The formation of layered zirconium phosphate phenylphosphonates, Zr(O₃POH)_2−x(O₃PC₆H₅)_x (hereafter ZP(PP)_x, with x in the range 0–2.0) from precursor solutions of zirconyl propionate, phosphoric and/or phenylphosphonic acids was studied by using NMP as solvent. On the basis of this investigation, composite membranes made of a SPEEK matrix (EW = 625, hereafter FUM) filled with ZP(PP)_x, with x = 0, 0.72 and 2.0 and filler loading up to 36 wt%, were prepared by casting mixtures of the precursor solution and a FUM dispersion in NMP. All the composite membranes exhibited lower swelling in water than FUM up to 110 °C, and, among them, the membrane with 32 wt% ZP(PP)_0.72 (hereafter FUM/ZP(PP)_0.72-32) showed the lowest water uptake and the highest Young's modulus, with a proportional increase up to 60% with respect to FUM, at 70 °C and 80% relative humidity (RH).
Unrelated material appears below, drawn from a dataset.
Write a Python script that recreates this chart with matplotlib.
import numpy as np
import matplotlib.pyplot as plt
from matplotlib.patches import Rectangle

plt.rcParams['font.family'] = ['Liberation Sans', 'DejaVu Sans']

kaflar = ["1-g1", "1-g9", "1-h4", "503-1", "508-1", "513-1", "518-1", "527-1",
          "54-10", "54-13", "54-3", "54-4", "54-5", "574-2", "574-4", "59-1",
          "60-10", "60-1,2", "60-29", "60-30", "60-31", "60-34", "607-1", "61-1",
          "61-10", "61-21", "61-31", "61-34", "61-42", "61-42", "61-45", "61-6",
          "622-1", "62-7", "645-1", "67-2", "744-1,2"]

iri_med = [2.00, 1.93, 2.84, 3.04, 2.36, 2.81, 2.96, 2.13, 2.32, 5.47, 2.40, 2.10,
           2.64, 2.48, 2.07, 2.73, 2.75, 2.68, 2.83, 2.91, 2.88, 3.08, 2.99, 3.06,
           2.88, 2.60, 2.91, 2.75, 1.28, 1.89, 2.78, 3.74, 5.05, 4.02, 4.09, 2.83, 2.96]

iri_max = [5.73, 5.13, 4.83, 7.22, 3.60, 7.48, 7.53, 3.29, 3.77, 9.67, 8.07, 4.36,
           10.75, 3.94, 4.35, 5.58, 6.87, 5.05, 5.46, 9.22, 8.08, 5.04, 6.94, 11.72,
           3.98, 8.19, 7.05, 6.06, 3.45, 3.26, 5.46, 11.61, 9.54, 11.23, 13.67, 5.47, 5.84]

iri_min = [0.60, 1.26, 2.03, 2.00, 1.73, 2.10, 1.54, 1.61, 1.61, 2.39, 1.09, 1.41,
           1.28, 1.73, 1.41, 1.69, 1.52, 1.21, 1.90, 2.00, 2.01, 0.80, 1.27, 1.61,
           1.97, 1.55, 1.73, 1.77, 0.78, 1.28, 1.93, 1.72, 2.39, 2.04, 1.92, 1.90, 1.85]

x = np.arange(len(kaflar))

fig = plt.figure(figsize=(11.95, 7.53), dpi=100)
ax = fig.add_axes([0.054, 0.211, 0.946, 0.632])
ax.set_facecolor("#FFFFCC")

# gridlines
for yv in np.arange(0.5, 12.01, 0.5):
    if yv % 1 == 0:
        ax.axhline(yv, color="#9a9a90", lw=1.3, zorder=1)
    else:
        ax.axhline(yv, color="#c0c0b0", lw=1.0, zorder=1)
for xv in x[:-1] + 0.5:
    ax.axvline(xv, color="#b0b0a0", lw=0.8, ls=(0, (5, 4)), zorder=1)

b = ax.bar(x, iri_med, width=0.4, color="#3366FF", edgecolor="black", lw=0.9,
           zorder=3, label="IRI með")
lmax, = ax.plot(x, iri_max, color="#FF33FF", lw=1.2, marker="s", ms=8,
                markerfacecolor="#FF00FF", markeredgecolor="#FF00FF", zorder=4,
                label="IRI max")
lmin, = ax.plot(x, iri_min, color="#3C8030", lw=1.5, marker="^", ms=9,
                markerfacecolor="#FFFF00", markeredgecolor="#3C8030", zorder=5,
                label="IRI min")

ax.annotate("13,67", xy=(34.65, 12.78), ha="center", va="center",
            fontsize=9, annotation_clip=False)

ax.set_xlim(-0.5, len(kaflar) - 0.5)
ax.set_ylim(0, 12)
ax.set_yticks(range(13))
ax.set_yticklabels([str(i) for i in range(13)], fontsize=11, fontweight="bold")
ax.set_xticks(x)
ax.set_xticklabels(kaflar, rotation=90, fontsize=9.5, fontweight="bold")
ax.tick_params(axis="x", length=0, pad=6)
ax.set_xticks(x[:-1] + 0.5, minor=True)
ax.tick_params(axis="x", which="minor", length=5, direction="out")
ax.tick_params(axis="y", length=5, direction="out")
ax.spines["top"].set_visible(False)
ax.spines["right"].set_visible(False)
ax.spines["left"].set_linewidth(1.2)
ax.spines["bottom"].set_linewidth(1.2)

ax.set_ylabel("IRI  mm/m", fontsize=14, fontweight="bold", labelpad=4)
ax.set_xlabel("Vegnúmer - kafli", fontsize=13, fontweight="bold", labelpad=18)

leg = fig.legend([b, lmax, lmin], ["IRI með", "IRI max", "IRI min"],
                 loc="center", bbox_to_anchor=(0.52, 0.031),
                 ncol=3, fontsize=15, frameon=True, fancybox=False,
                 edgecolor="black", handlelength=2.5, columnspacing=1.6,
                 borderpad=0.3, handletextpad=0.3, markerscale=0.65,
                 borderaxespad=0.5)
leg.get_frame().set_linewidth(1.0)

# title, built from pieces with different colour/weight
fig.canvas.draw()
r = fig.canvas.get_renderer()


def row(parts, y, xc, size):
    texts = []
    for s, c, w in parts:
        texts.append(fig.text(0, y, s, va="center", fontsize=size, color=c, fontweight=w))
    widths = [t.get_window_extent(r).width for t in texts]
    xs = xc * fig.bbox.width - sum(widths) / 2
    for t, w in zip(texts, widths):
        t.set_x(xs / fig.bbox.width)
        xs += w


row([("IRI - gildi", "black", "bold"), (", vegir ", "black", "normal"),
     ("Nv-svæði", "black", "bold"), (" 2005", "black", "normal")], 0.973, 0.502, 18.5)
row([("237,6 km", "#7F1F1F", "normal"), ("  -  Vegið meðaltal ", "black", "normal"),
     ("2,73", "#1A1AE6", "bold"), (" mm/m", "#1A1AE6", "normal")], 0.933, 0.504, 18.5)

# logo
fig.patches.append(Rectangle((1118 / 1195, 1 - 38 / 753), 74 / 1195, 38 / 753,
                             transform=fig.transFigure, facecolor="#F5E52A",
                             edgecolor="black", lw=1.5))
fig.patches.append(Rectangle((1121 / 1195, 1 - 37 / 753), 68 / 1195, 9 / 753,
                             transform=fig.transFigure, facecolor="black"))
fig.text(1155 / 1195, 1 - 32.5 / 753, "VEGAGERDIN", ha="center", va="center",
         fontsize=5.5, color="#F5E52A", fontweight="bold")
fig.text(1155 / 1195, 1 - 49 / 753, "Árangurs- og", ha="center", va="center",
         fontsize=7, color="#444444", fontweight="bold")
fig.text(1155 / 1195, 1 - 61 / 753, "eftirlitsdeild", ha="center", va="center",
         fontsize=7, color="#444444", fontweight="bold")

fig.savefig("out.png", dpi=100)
At 80 °C, the proton conductivity of all the composites decreased with increasing filler loading, and FUM/ZP(PP)_0.72-32 was less conductive than FUM by a factor of ∼5, both at 50% and 95% RH. However, differently from FUM, the conductivity of FUM/ZP(PP)_0.72-32 turned to be stable over time even at 110 °C in the presence of liquid water, being around 0.1 S cm⁻¹.